Siempre recordare a Juan con una sonrisa —hasta en momentos de confrontaciones verbales en paneles, Juan se reía—. Me decía: "No te encabrones Alejo, no vale la pena. La vida es muy breve para encabronarse por cuestiones de arte". Tenía razón y la sigue teniendo.
Con los años siempre nos dábamos a leer mutuamente lo que escribíamos antes de publicar. Crítico y constructivo en sus comentarios, yo siempre aprendía de sus lecturas. Tuve el placer de leer en manuscrito su monografía sobre María Brito un par de veces, su magnífico libro sobre la vida y obra de Carlos Enríquez (su pintor cubano favorito), y en los últimos años su inédita monografía de Fidelio Ponce, al igual que prosas breves donde mezclaba la ficción con la creación de una obra de arte específica, fuera cuadros de Ponce o Enríquez o una foto cubana de Walker Evans.
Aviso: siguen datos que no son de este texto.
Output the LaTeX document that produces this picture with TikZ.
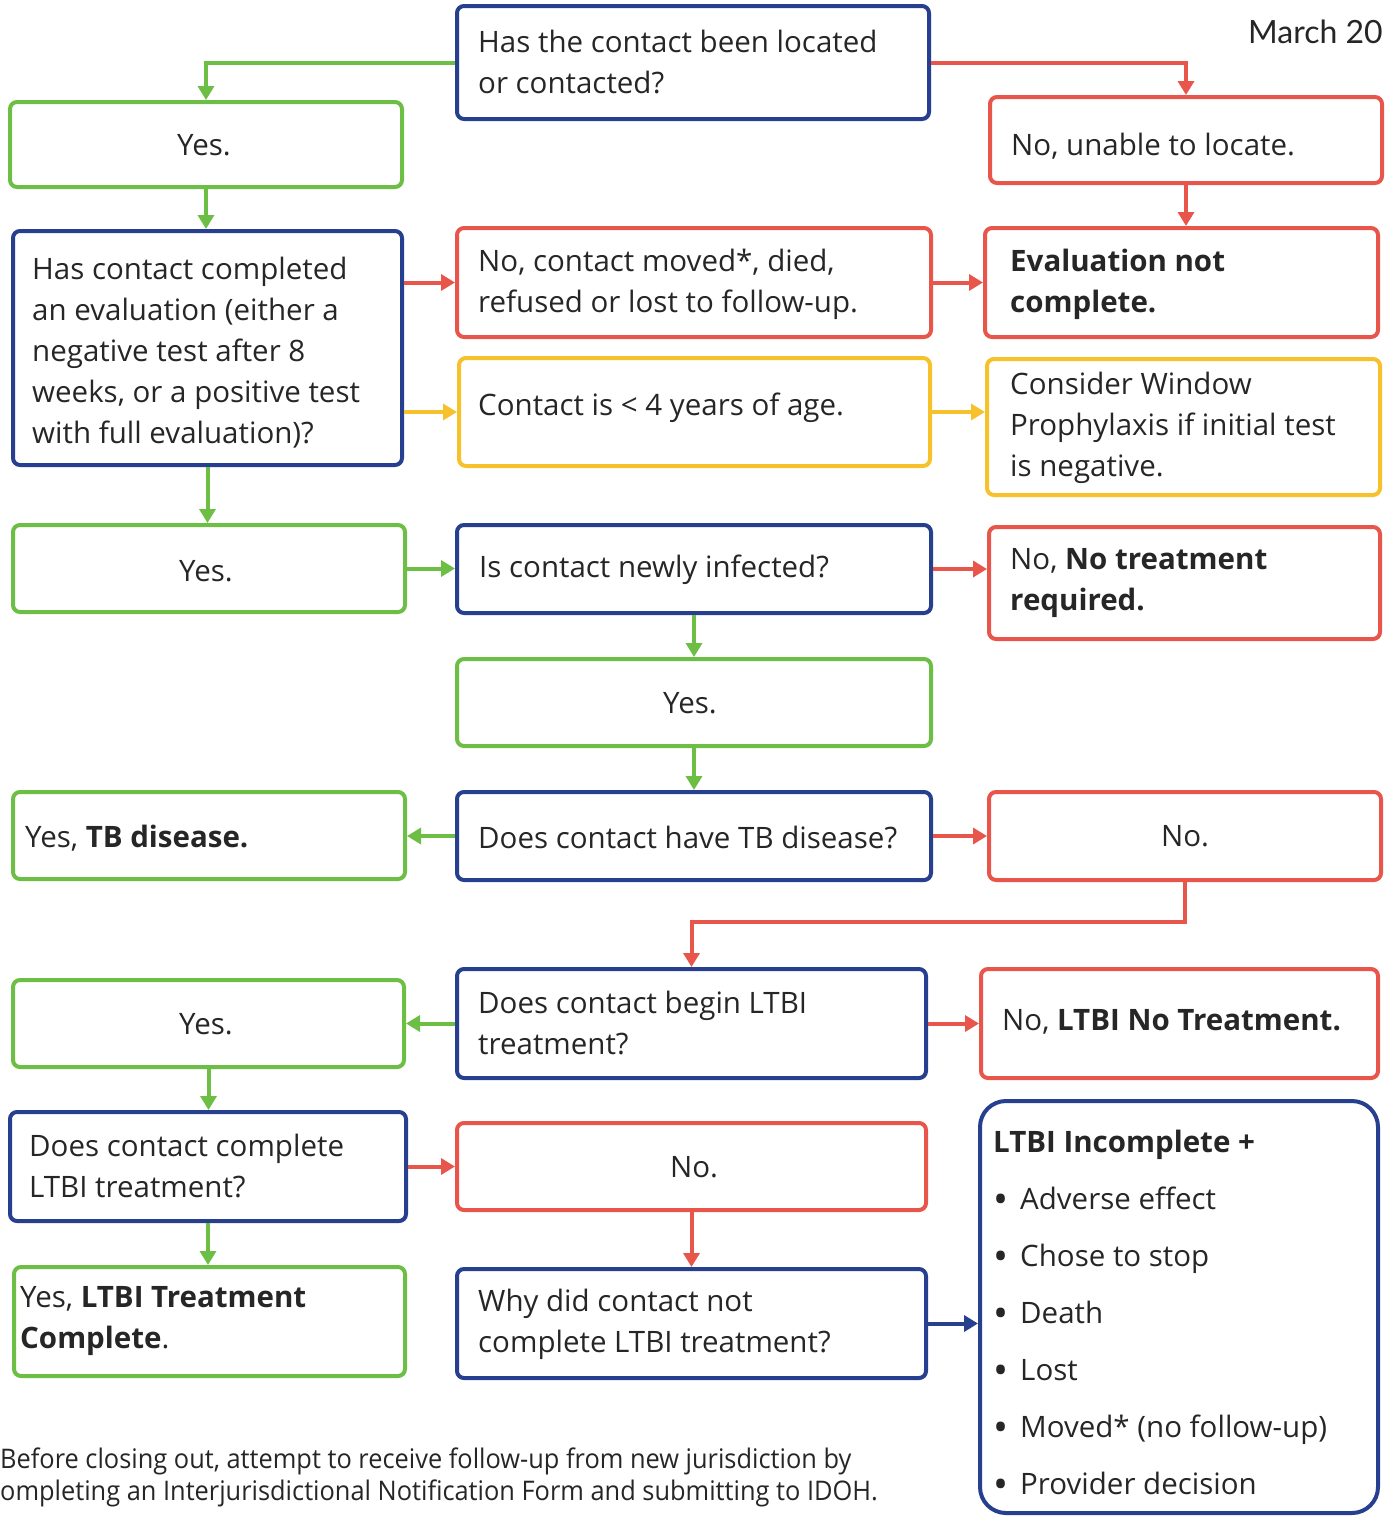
\documentclass[tikz,border=0pt]{standalone}
\usepackage{fontspec}
\setmainfont{Open Sans}
\newfontfamily\footf[FakeStretch=0.94]{Open Sans}
\newfontfamily\datef{Lato}
\usetikzlibrary{arrows.meta,fit}
\definecolor{cgreen}{HTML}{6CBF44}
\definecolor{cred}{HTML}{E8554A}
\definecolor{cblue}{HTML}{263F8F}
\definecolor{cyel}{HTML}{F7C12B}
\definecolor{ctxt}{HTML}{262626}
\newcommand{\bul}{\makebox[27pt][l]{\fontsize{40}{0}\selectfont\raisebox{-4pt}{•}}}
\tikzset{
  box/.style={draw=#1, line width=4pt, rounded corners=7pt, inner sep=0pt},
  lbl/.style={inner sep=0pt, align=left, anchor=west, text=ctxt, yshift=-3pt, font=\fontsize{29.5}{41}\selectfont},
  clbl/.style={inner sep=0pt, align=center, anchor=center, text=ctxt, yshift=-2pt, font=\fontsize{29.5}{41}\selectfont},
  conn/.style={draw=#1, line width=4pt, -{Triangle[length=14pt,width=16pt]}}
}
\begin{document}
\begin{tikzpicture}[x=1pt,y=-1pt]
\useasboundingbox (0,0) rectangle (1387,1516);
% boxes
\node[box=cblue, fit={(457,6) (929,119)}] (q1) {};
\node[box=cgreen, fit={(10,102) (402,187)}] (yes1) {};
\node[box=cred, fit={(990,97) (1382,183)}] (noloc) {};
\node[box=cblue, fit={(13,231) (402,465)}] (q2) {};
\node[box=cred, fit={(457,228) (931,337)}] (nomoved) {};
\node[box=cred, fit={(985,228) (1378,337)}] (evalnot) {};
\node[box=cyel, fit={(459,358) (930,466)}] (age) {};
\node[box=cyel, fit={(987,359) (1380,495)}] (window) {};
\node[box=cgreen, fit={(13,525) (405,612)}] (yes2) {};
\node[box=cblue, fit={(457,525) (931,613)}] (q3) {};
\node[box=cred, fit={(989,527) (1380,639)}] (ntr) {};
\node[box=cgreen, fit={(457,659) (931,746)}] (yes3) {};
\node[box=cgreen, fit={(13,792) (405,879)}] (yestb) {};
\node[box=cblue, fit={(457,792) (931,880)}] (q4) {};
\node[box=cred, fit={(989,792) (1381,880)}] (no4) {};
\node[box=cgreen, fit={(13,980) (404,1067)}] (yes5) {};
\node[box=cblue, fit={(457,969) (926,1078)}] (q5) {};
\node[box=cred, fit={(981,969) (1378,1078)}] (noltbi) {};
\node[box=cblue, fit={(10,1112) (406,1221)}] (q6) {};
\node[box=cred, fit={(457,1123) (926,1210)}] (no6) {};
\node[box=cgreen, fit={(14,1267) (405,1376)}] (yc) {};
\node[box=cblue, fit={(457,1269) (926,1378)}] (why) {};
\node[box=cblue, rounded corners=26pt, fit={(980,1101) (1378,1513)}] (inc) {};
% labels
\node[lbl] (q1t) at (478,59) {Has the contact been located\\or contacted?};
\node[clbl] (yes1t) at (204,143) {Yes.};
\node[lbl] (noloct) at (1011,143) {No, unable to locate.};
\node[lbl] (q2t) at (32,350) {Has contact completed\\an evaluation (either a\\negative test after 8\\weeks, or a positive test\\with full evaluation)?};
\node[lbl] (nomovedt) at (478,281) {No, contact moved*, died,\\refused or lost to follow-up.};
\node[lbl] (evalnott) at (1010,281) {\textbf{Evaluation not}\\\textbf{complete.}};
\node[lbl] (aget) at (478,405) {Contact is < 4 years of age.};
\node[lbl] (windowt) at (1010,425) {Consider Window\\Prophylaxis if initial test\\is negative.};
\node[clbl] (yes2t) at (206,569) {Yes.};
\node[lbl] (q3t) at (479,567) {Is contact newly infected?};
\node[lbl] (ntrt) at (1010,580) {No, \textbf{No treatment}\\\textbf{required.}};
\node[clbl] (yes3t) at (690,701) {Yes.};
\node[lbl] (yestbt) at (25,835) {Yes, \textbf{TB disease.}};
\node[lbl] (q4t) at (478,834) {Does contact have TB disease?};
\node[clbl] (no4t) at (1185,834) {No.};
\node[clbl] (yes5t) at (206,1022) {Yes.};
\node[lbl] (q5t) at (478,1020) {Does contact begin LTBI\\treatment?};
\node[lbl] (noltbit) at (1002,1019) {No, \textbf{LTBI No Treatment.}};
\node[lbl] (q6t) at (29,1163) {Does contact complete\\LTBI treatment?};
\node[clbl] (no6t) at (694,1165) {No.};
\node[lbl] (yct) at (20,1318) {Yes, \textbf{LTBI Treatment}\\\textbf{Complete}.};
\node[lbl] (whyt) at (478,1321) {Why did contact not\\complete LTBI treatment?};
\node[lbl, font=\fontsize{29.5}{57}\selectfont] (inct) at (993,1311) {\textbf{LTBI Incomplete +}\\
\bul Adverse effect\\
\bul Chose to stop\\
\bul Death\\
\bul Lost\\
\bul Moved* (no follow-up)\\
\bul Provider decision};
\node[lbl, font=\footf\fontsize{27}{32}\selectfont] (foot) at (0,1474) {Before closing out, attempt to receive follow-up from new jurisdiction by\\ompleting an Interjurisdictional Notification Form and submitting to IDOH.};
\node[inner sep=0pt, anchor=west, text=ctxt, font=\datef\fontsize{32}{36}\selectfont] (date) at (1248,32) {March 20};
% connectors
\draw[conn=cgreen] (q1.west) -| (yes1.north);
\draw[conn=cred] (q1.east) -| (noloc.north);
\draw[conn=cgreen] (yes1.south) -- (yes1.south |- q2.north);
\draw[conn=cred] (noloc.south) -- (noloc.south |- evalnot.north);
\draw[conn=cred] (q2.east |- nomoved.west) -- (nomoved.west);
\draw[conn=cyel] (q2.east |- age.west) -- (age.west);
\draw[conn=cred] (nomoved.east) -- (nomoved.east -| evalnot.west);
\draw[conn=cyel] (age.east) -- (age.east -| window.west);
\draw[conn=cgreen] (q2.south) -- (q2.south |- yes2.north);
\draw[conn=cgreen] (yes2.east) -- (yes2.east -| q3.west);
\draw[conn=cred] (q3.east) -- (q3.east -| ntr.west);
\draw[conn=cgreen] (q3.south) -- (q3.south |- yes3.north);
\draw[conn=cgreen] (yes3.south) -- (yes3.south |- q4.north);
\draw[conn=cgreen] (q4.west) -- (q4.west -| yestb.east);
\draw[conn=cred] (q4.east) -- (q4.east -| no4.west);
\path (no4.south) ++(0,40) coordinate (elbow);
\draw[conn=cred] (no4.south) -- (elbow) -| (q5.north);
\draw[conn=cgreen] (q5.west) -- (q5.west -| yes5.east);
\draw[conn=cred] (q5.east) -- (q5.east -| noltbi.west);
\draw[conn=cgreen] (yes5.south) -- (yes5.south |- q6.north);
\draw[conn=cred] (q6.east) -- (q6.east -| no6.west);
\draw[conn=cgreen] (q6.south) -- (q6.south |- yc.north);
\draw[conn=cred] (no6.south) -- (no6.south |- why.north);
\draw[conn=cblue] (why.east) -- (why.east -| inc.west);
\end{tikzpicture}
\end{document}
Nuestros encuentros más inolvidables fueron los deliciosos almuerzos preparados por su mujer Patricia, con Arturo Rodríguez, Demi y María Brito, mi mujer y mi hija. Con afecto y humor, sentado a la cabeza de la mesa, Juan celebraba con nosotros el sacramento de la amistad.
Sobre las figuras claves de vanguardia cubana coincidíamos. Ambos éramos devotos de "los tres grandes": Peláez, Enríquez y Ponce, debido a sus visiones originales del mundo y su único lenguaje plástico. Y también nos gustaban los artistas excéntricos y marginales como Arístides Fernández y Rafael Blanco. Sobre los artistas de nuestro exilio también coincidíamos: los de "peso completo" eran Rafael Soriano y Gay García, seguidos por Roberto Estopiñán y Agustín Fernández, y de los cubanoamericanos igual: los importantes eran Arturo Rodríguez y María Brito, Luis Cruz Azaceta y Demi, Mario Bencomo y Juana Valdés, y los difuntos Carlos Macia, Fernando Luis y Juan González.
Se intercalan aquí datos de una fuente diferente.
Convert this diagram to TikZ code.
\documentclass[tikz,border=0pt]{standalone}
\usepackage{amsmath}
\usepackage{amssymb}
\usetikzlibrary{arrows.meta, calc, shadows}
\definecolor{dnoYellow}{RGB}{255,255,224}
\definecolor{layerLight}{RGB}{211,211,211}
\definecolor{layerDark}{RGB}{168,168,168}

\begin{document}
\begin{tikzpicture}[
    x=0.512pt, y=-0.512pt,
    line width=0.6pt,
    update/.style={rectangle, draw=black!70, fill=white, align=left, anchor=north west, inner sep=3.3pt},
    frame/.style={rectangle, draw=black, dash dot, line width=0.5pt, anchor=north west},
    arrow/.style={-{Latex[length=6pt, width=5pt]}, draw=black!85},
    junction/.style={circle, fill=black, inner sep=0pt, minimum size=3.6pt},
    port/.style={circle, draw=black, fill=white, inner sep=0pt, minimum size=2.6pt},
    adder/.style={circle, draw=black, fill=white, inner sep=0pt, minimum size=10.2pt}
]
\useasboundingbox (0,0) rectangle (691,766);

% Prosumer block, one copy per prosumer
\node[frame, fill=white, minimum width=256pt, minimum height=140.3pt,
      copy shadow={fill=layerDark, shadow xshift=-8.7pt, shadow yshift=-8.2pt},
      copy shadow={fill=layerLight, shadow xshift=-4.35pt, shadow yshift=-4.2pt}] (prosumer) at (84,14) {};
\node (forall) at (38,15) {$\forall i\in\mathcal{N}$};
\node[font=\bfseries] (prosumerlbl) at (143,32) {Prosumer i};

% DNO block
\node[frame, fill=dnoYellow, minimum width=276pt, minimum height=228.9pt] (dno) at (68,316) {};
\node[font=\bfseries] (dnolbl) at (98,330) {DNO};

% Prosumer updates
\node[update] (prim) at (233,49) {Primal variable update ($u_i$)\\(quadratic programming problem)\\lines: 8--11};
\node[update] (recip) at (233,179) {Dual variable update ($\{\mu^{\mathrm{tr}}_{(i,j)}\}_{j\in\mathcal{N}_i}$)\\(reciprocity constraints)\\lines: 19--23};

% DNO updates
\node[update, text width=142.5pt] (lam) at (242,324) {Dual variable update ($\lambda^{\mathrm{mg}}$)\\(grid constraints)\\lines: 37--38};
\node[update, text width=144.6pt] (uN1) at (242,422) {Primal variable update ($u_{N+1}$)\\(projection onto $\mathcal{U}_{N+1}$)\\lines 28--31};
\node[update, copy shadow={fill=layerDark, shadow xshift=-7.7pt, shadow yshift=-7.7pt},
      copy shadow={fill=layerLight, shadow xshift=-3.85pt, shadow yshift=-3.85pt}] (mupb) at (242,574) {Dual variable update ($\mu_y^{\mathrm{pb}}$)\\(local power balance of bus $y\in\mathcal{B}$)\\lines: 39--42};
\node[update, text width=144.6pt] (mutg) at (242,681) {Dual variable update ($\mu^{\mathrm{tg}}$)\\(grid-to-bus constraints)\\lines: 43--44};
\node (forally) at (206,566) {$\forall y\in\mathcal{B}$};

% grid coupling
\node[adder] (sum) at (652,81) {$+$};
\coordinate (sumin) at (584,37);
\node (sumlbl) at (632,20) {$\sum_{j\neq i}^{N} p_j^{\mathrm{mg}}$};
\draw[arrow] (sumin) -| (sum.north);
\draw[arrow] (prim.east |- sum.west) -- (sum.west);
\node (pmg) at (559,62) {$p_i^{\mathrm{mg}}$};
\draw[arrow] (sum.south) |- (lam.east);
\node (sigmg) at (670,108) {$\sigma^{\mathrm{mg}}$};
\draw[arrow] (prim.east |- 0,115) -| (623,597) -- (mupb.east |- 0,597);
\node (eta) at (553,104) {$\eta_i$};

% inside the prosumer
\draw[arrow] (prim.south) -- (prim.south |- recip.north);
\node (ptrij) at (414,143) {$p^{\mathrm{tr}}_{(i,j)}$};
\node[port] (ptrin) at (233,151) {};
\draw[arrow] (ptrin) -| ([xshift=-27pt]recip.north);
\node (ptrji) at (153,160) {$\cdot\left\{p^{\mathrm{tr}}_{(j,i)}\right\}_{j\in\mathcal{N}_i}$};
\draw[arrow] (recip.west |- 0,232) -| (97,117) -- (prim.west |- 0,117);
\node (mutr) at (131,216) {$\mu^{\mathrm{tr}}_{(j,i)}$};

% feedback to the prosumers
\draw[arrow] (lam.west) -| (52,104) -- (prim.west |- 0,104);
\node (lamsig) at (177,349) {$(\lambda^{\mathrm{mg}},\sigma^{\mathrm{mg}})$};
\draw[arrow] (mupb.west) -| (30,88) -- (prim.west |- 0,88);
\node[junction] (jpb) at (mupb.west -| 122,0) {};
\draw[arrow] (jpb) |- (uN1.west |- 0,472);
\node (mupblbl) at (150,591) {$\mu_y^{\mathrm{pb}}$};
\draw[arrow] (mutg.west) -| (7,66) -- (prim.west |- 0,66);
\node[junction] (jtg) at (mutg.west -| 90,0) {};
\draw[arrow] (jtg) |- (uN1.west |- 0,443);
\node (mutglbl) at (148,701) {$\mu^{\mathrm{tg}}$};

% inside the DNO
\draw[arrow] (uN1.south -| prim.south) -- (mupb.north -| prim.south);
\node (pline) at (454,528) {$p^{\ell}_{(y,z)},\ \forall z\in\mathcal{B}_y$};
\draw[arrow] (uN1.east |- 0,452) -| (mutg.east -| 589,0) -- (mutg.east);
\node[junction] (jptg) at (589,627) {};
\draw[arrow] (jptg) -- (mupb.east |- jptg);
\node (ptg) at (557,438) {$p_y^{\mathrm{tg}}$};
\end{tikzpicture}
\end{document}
En noviembre del 2016 Juan me honró visitando (ya en silla de ruedas) la exposición de Cruz Azaceta que organicé para el Museo Cubano en Coral Way, Miami. Lentamente repasamos la muestra, pieza por pieza, comentándolas y haciéndonos preguntas mutuas. Nunca olvidaré esa experiencia.
Los últimos dos años fueron duros para él. Su cuerpo se deterioraba rápidamente, mientras su mente mantenía una hermosa lucidez. Nunca se quejaba, siempre era positivo, hablaba de su nueva nieta con júbilo, de un libro que había leído o película que había visto recientemente.
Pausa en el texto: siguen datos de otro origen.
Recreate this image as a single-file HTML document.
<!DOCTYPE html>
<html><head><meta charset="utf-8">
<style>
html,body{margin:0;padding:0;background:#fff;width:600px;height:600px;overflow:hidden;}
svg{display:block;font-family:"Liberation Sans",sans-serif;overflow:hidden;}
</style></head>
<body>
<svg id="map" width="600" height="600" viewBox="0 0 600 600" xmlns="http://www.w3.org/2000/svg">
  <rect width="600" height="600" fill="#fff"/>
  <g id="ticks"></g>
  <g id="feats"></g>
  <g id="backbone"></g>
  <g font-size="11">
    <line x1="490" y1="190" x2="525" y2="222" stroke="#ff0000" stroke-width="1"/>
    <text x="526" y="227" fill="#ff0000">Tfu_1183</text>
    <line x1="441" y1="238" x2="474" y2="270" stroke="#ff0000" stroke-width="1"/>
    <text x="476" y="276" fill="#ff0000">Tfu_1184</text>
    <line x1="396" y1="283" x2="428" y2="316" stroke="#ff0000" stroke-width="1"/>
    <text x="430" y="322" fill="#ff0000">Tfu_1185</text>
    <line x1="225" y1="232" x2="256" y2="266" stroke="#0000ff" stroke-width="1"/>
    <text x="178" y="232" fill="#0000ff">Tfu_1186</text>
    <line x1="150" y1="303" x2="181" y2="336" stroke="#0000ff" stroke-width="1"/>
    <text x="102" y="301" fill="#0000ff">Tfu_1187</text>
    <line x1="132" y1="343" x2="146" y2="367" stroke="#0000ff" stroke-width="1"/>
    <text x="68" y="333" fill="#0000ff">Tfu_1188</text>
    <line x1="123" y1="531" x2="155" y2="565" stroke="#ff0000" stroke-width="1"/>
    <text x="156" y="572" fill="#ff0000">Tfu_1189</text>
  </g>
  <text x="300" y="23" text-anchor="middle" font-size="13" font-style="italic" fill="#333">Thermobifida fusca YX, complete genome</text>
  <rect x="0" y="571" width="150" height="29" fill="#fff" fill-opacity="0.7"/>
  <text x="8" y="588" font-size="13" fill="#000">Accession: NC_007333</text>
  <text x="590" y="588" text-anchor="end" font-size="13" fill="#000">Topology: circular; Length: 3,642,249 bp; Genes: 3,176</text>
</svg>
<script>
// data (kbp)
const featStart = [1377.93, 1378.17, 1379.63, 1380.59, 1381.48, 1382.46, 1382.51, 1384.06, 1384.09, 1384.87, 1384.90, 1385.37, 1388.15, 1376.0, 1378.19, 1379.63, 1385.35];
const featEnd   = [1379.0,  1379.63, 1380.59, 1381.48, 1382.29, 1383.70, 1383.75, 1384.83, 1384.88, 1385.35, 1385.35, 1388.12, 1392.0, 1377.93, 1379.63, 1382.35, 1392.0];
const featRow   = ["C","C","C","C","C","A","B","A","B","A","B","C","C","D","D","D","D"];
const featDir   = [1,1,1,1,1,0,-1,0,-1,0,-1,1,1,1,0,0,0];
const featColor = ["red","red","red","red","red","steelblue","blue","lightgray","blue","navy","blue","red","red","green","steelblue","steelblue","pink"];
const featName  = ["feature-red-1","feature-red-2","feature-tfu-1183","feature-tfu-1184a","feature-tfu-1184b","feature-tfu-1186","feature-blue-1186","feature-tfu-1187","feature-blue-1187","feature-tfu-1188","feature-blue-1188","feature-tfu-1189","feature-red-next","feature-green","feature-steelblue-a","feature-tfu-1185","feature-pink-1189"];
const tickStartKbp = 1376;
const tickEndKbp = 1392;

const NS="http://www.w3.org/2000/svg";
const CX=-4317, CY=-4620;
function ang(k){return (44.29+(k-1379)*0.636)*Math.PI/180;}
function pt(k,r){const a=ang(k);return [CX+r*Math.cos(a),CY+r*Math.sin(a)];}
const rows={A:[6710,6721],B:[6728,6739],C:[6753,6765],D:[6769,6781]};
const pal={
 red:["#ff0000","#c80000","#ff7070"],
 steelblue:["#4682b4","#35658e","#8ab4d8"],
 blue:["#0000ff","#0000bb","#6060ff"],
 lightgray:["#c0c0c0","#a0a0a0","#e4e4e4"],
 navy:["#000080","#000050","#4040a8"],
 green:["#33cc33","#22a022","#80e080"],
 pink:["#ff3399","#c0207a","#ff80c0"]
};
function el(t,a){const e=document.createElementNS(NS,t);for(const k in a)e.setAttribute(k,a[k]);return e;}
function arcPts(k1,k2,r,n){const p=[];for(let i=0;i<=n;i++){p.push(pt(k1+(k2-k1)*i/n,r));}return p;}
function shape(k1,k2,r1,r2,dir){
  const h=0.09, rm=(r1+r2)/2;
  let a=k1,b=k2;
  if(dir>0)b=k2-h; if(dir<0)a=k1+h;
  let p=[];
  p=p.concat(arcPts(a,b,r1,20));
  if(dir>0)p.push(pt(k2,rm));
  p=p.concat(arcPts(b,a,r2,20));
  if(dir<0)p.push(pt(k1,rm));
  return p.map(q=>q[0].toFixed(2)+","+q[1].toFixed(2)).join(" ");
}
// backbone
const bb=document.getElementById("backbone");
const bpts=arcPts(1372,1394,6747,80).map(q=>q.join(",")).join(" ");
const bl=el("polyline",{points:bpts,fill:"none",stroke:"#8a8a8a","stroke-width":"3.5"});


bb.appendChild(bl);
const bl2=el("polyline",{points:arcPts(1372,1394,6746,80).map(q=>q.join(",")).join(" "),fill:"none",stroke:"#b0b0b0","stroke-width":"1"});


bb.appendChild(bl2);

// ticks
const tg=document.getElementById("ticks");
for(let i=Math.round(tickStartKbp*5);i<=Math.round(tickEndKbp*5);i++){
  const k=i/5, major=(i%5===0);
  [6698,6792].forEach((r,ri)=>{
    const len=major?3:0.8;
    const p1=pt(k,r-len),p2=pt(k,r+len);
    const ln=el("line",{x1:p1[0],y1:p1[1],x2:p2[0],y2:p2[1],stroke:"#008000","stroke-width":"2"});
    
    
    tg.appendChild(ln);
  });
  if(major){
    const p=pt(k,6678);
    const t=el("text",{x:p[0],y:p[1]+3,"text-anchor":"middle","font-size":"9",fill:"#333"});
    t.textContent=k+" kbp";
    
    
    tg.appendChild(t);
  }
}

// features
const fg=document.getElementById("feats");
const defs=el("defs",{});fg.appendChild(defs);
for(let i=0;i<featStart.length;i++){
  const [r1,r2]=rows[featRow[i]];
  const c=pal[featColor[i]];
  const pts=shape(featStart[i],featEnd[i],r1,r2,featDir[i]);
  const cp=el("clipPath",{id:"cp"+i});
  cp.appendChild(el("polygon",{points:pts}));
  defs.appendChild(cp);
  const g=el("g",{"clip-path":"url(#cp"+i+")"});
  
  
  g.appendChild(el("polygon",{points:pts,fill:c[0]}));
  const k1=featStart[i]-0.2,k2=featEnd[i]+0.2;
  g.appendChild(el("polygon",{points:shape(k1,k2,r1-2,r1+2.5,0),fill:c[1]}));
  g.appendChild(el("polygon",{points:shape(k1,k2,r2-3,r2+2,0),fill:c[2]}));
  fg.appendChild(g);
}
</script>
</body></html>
La última vez que hablamos a finales de julio, me dijo que los días eran bastante difíciles, pero que todavía tenía momentos buenos, gracias a Patricia y a sus hijos. Me habló de un sueño en que él, Carlos Enríquez y yo estábamos en la taberna de Liverpool, y que el pintor formó una bronca pidiendo ron Matusalén, pues los taberneros no lo tenían. Nos reímos, me pidió excusas pues se sentía cansado y terminamos de hablar. Prometí volver a llamarlo. Intercambiamos textos durante sus últimos meses de vida, pero no volvimos a conversar. Seguiré conversando con sus libros.